### Exercise details
Images appear in the records below; leave them out and repeat everything else exactly.

[START OF Excerpted data]

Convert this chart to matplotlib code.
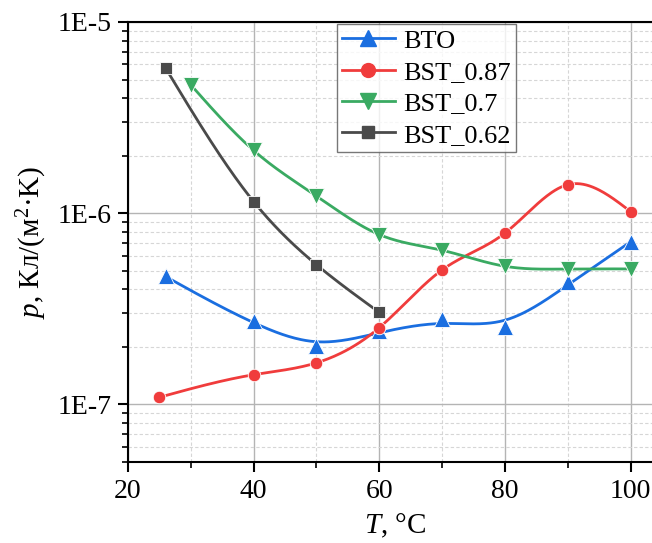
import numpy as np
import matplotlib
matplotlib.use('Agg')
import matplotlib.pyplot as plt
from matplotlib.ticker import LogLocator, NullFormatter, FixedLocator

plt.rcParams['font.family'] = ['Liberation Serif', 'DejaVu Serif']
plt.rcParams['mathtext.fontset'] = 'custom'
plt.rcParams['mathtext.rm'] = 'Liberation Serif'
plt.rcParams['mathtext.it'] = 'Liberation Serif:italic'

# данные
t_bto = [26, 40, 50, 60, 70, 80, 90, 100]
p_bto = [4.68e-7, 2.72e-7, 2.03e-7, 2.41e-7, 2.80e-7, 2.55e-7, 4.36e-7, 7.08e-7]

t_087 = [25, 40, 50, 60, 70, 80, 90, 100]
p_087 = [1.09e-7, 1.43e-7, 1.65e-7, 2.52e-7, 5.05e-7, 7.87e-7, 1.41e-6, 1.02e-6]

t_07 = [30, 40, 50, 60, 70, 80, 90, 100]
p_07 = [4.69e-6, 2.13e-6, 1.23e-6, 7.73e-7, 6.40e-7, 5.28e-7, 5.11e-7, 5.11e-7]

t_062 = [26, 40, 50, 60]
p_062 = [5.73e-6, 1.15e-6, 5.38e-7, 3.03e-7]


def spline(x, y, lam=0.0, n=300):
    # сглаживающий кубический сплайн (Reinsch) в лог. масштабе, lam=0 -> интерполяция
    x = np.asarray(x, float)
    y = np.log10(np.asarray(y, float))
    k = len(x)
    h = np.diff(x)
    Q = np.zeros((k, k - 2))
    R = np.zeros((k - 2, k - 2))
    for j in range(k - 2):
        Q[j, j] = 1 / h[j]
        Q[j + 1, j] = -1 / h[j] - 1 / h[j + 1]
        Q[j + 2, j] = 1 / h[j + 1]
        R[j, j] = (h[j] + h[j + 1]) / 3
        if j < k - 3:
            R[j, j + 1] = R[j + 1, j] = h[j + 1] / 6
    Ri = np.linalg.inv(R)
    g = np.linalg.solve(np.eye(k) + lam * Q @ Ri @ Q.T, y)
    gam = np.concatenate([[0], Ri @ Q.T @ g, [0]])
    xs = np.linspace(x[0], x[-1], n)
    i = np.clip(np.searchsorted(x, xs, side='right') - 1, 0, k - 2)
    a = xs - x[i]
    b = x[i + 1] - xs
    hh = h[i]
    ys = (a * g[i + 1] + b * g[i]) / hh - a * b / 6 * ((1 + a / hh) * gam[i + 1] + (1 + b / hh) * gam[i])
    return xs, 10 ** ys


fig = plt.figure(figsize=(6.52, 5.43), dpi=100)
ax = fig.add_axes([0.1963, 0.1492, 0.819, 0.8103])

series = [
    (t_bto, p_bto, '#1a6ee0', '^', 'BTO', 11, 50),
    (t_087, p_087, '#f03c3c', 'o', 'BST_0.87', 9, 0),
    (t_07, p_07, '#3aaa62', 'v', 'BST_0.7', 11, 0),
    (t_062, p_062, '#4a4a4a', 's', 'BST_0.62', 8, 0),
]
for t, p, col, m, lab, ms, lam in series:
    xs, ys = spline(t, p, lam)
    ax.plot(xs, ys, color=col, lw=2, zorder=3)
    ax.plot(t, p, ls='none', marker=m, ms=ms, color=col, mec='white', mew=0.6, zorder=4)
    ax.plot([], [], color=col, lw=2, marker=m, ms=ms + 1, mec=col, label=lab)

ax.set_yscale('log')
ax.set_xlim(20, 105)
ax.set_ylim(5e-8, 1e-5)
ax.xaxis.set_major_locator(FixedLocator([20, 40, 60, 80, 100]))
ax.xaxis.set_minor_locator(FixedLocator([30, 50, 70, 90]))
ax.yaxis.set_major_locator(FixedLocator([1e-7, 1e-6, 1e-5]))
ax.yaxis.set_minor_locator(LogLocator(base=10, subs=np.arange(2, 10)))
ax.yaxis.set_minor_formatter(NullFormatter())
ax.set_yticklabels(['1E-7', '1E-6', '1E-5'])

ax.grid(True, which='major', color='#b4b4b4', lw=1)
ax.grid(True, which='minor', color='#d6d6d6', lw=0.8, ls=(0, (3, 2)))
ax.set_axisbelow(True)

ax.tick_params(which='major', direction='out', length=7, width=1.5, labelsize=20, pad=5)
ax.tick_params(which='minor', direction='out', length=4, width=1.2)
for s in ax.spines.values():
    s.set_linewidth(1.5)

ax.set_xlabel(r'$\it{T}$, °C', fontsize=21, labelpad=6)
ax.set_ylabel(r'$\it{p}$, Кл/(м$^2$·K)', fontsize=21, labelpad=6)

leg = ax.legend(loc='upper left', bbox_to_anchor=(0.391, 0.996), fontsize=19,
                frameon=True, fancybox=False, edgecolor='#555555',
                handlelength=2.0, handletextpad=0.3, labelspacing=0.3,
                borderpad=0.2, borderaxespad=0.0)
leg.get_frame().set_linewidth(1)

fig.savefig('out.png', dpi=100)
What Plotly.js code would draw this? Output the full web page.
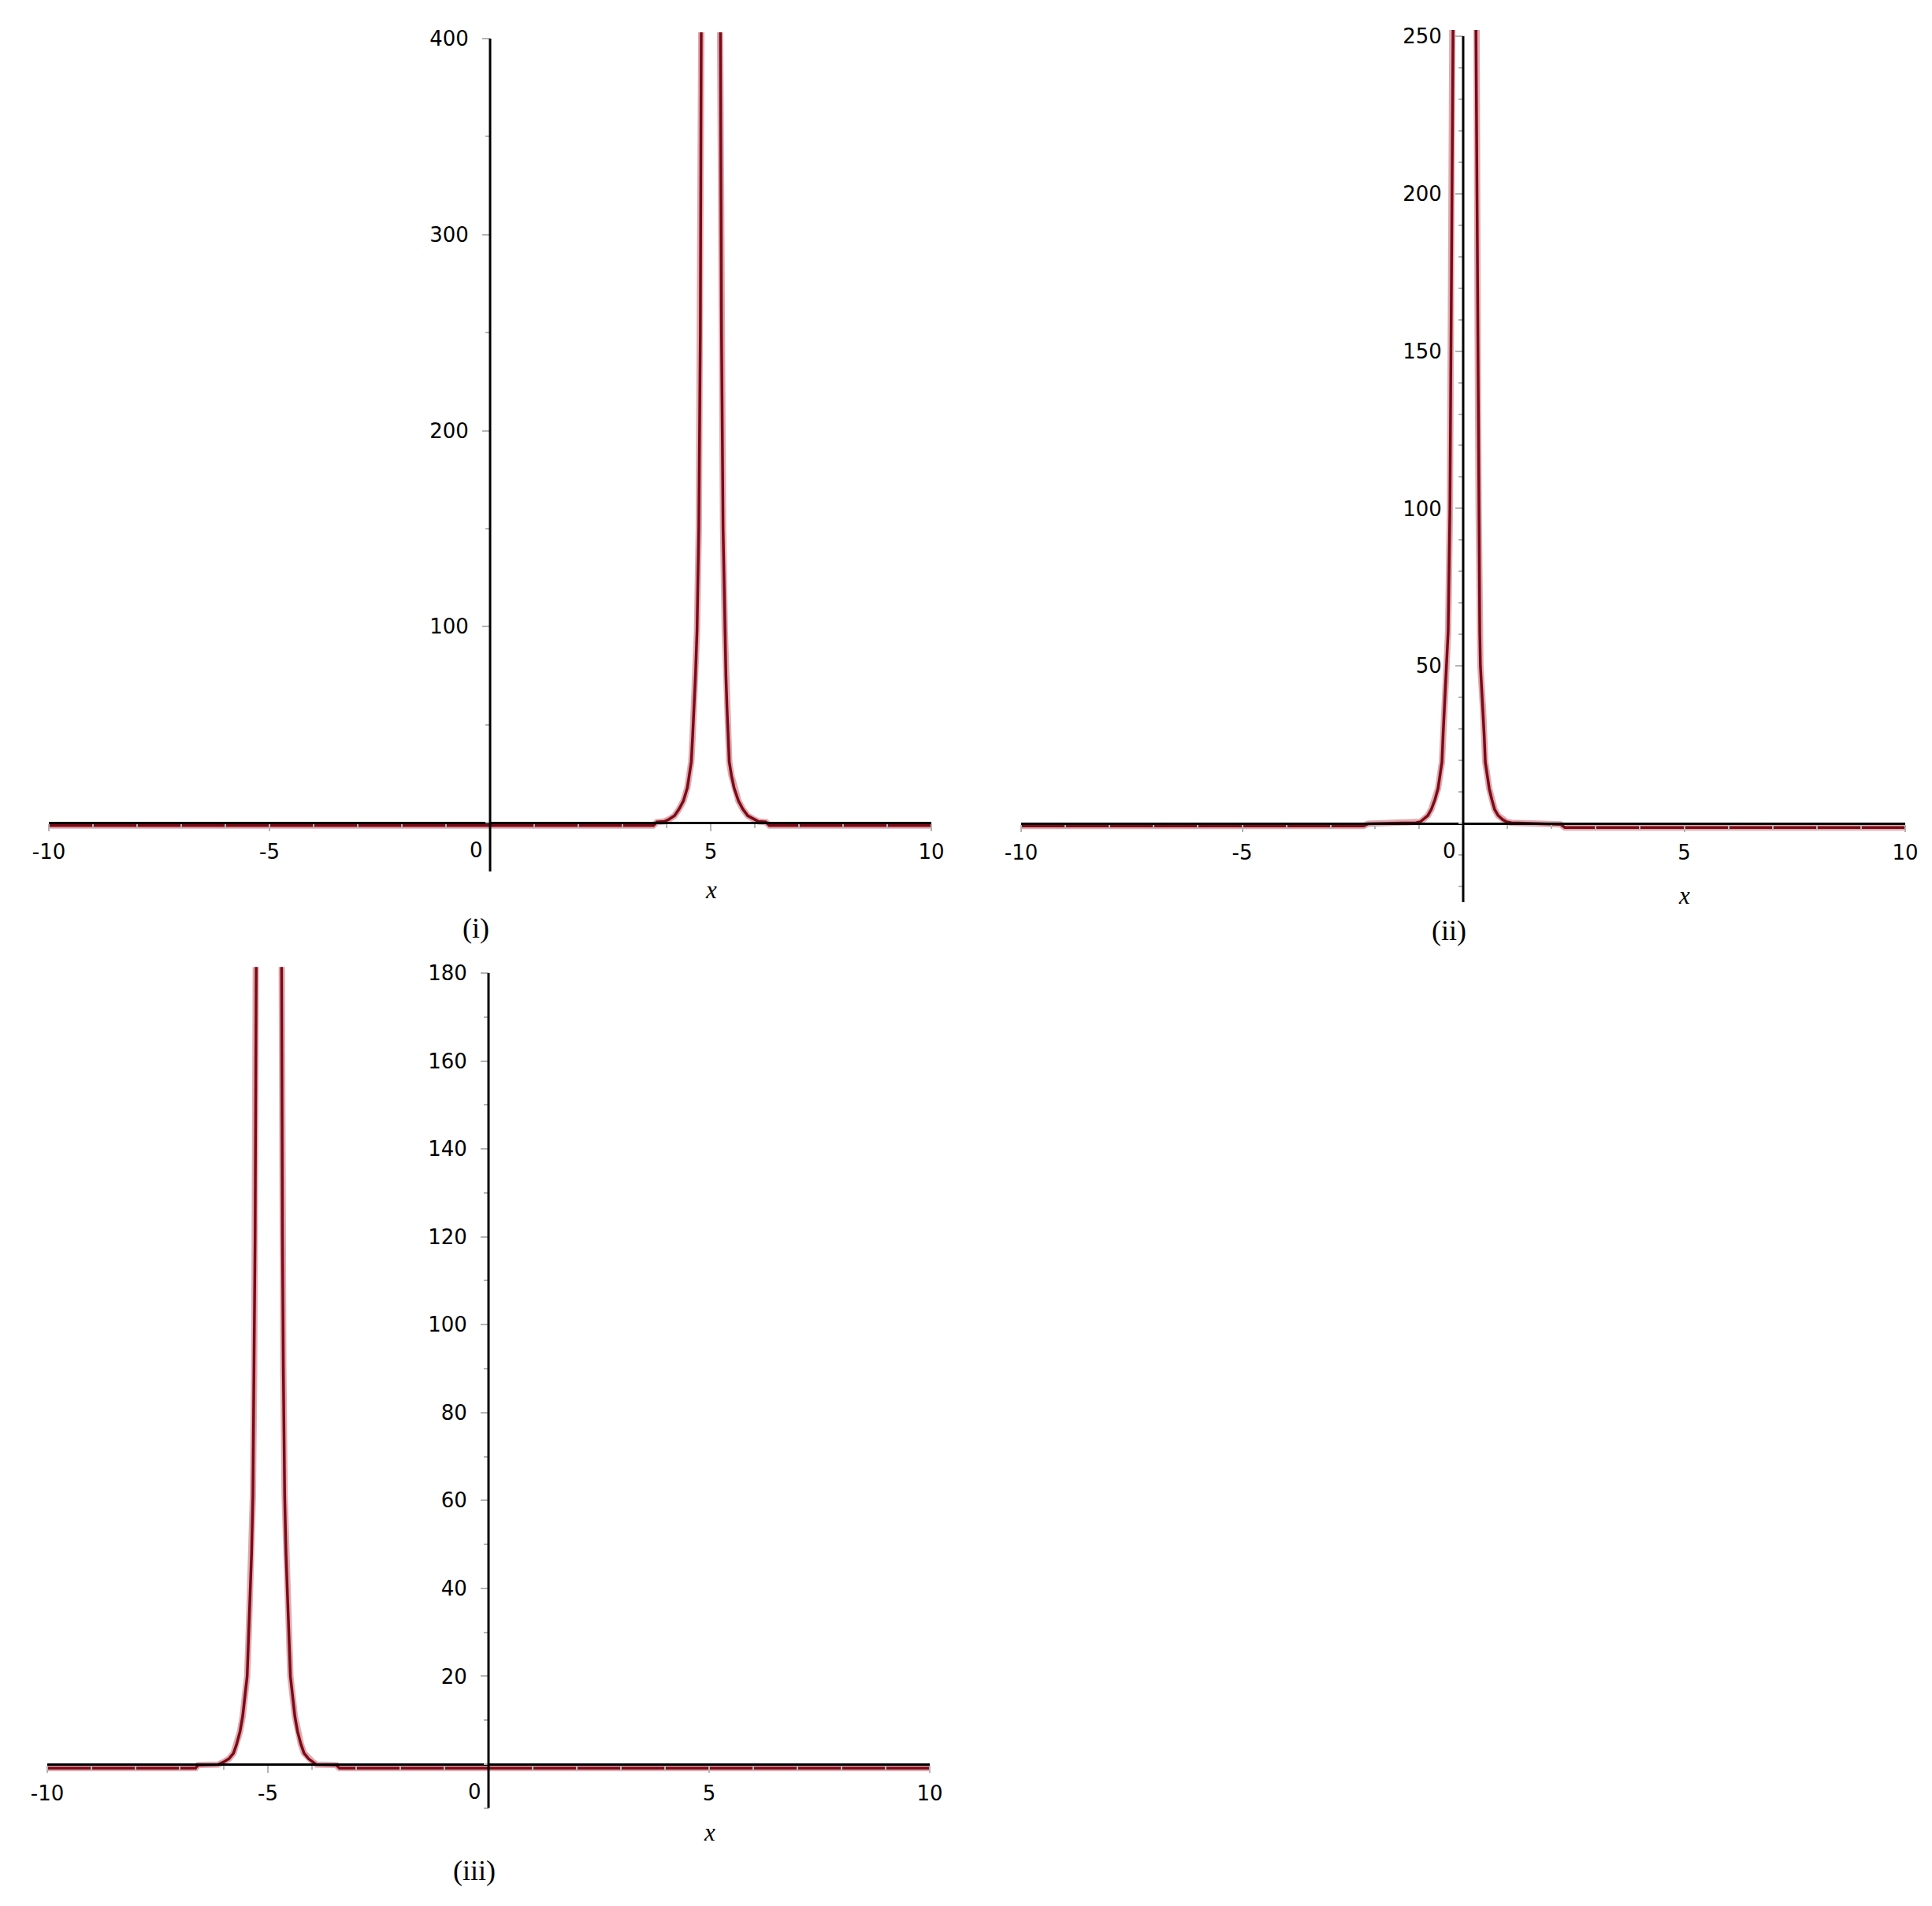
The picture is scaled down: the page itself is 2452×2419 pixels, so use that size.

[END OF Excerpted data]

### Output of the task
Convert this chart to matplotlib code.
import numpy as np
import matplotlib
matplotlib.use('Agg')
import matplotlib.pyplot as plt
from matplotlib.ticker import LogLocator, NullFormatter, FixedLocator

plt.rcParams['font.family'] = ['Liberation Serif', 'DejaVu Serif']
plt.rcParams['mathtext.fontset'] = 'custom'
plt.rcParams['mathtext.rm'] = 'Liberation Serif'
plt.rcParams['mathtext.it'] = 'Liberation Serif:italic'

# данные
t_bto = [26, 40, 50, 60, 70, 80, 90, 100]
p_bto = [4.68e-7, 2.72e-7, 2.03e-7, 2.41e-7, 2.80e-7, 2.55e-7, 4.36e-7, 7.08e-7]

t_087 = [25, 40, 50, 60, 70, 80, 90, 100]
p_087 = [1.09e-7, 1.43e-7, 1.65e-7, 2.52e-7, 5.05e-7, 7.87e-7, 1.41e-6, 1.02e-6]

t_07 = [30, 40, 50, 60, 70, 80, 90, 100]
p_07 = [4.69e-6, 2.13e-6, 1.23e-6, 7.73e-7, 6.40e-7, 5.28e-7, 5.11e-7, 5.11e-7]

t_062 = [26, 40, 50, 60]
p_062 = [5.73e-6, 1.15e-6, 5.38e-7, 3.03e-7]


def spline(x, y, lam=0.0, n=300):
    # сглаживающий кубический сплайн (Reinsch) в лог. масштабе, lam=0 -> интерполяция
    x = np.asarray(x, float)
    y = np.log10(np.asarray(y, float))
    k = len(x)
    h = np.diff(x)
    Q = np.zeros((k, k - 2))
    R = np.zeros((k - 2, k - 2))
    for j in range(k - 2):
        Q[j, j] = 1 / h[j]
        Q[j + 1, j] = -1 / h[j] - 1 / h[j + 1]
        Q[j + 2, j] = 1 / h[j + 1]
        R[j, j] = (h[j] + h[j + 1]) / 3
        if j < k - 3:
            R[j, j + 1] = R[j + 1, j] = h[j + 1] / 6
    Ri = np.linalg.inv(R)
    g = np.linalg.solve(np.eye(k) + lam * Q @ Ri @ Q.T, y)
    gam = np.concatenate([[0], Ri @ Q.T @ g, [0]])
    xs = np.linspace(x[0], x[-1], n)
    i = np.clip(np.searchsorted(x, xs, side='right') - 1, 0, k - 2)
    a = xs - x[i]
    b = x[i + 1] - xs
    hh = h[i]
    ys = (a * g[i + 1] + b * g[i]) / hh - a * b / 6 * ((1 + a / hh) * gam[i + 1] + (1 + b / hh) * gam[i])
    return xs, 10 ** ys


fig = plt.figure(figsize=(6.52, 5.43), dpi=100)
ax = fig.add_axes([0.1963, 0.1492, 0.819, 0.8103])

series = [
    (t_bto, p_bto, '#1a6ee0', '^', 'BTO', 11, 50),
    (t_087, p_087, '#f03c3c', 'o', 'BST_0.87', 9, 0),
    (t_07, p_07, '#3aaa62', 'v', 'BST_0.7', 11, 0),
    (t_062, p_062, '#4a4a4a', 's', 'BST_0.62', 8, 0),
]
for t, p, col, m, lab, ms, lam in series:
    xs, ys = spline(t, p, lam)
    ax.plot(xs, ys, color=col, lw=2, zorder=3)
    ax.plot(t, p, ls='none', marker=m, ms=ms, color=col, mec='white', mew=0.6, zorder=4)
    ax.plot([], [], color=col, lw=2, marker=m, ms=ms + 1, mec=col, label=lab)

ax.set_yscale('log')
ax.set_xlim(20, 105)
ax.set_ylim(5e-8, 1e-5)
ax.xaxis.set_major_locator(FixedLocator([20, 40, 60, 80, 100]))
ax.xaxis.set_minor_locator(FixedLocator([30, 50, 70, 90]))
ax.yaxis.set_major_locator(FixedLocator([1e-7, 1e-6, 1e-5]))
ax.yaxis.set_minor_locator(LogLocator(base=10, subs=np.arange(2, 10)))
ax.yaxis.set_minor_formatter(NullFormatter())
ax.set_yticklabels(['1E-7', '1E-6', '1E-5'])

ax.grid(True, which='major', color='#b4b4b4', lw=1)
ax.grid(True, which='minor', color='#d6d6d6', lw=0.8, ls=(0, (3, 2)))
ax.set_axisbelow(True)

ax.tick_params(which='major', direction='out', length=7, width=1.5, labelsize=20, pad=5)
ax.tick_params(which='minor', direction='out', length=4, width=1.2)
for s in ax.spines.values():
    s.set_linewidth(1.5)

ax.set_xlabel(r'$\it{T}$, °C', fontsize=21, labelpad=6)
ax.set_ylabel(r'$\it{p}$, Кл/(м$^2$·K)', fontsize=21, labelpad=6)

leg = ax.legend(loc='upper left', bbox_to_anchor=(0.391, 0.996), fontsize=19,
                frameon=True, fancybox=False, edgecolor='#555555',
                handlelength=2.0, handletextpad=0.3, labelspacing=0.3,
                borderpad=0.2, borderaxespad=0.0)
leg.get_frame().set_linewidth(1)

fig.savefig('out.png', dpi=100)
What Plotly.js code would draw this? Output the full web page.
The picture is scaled down: the page itself is 2452×2419 pixels, so use that size.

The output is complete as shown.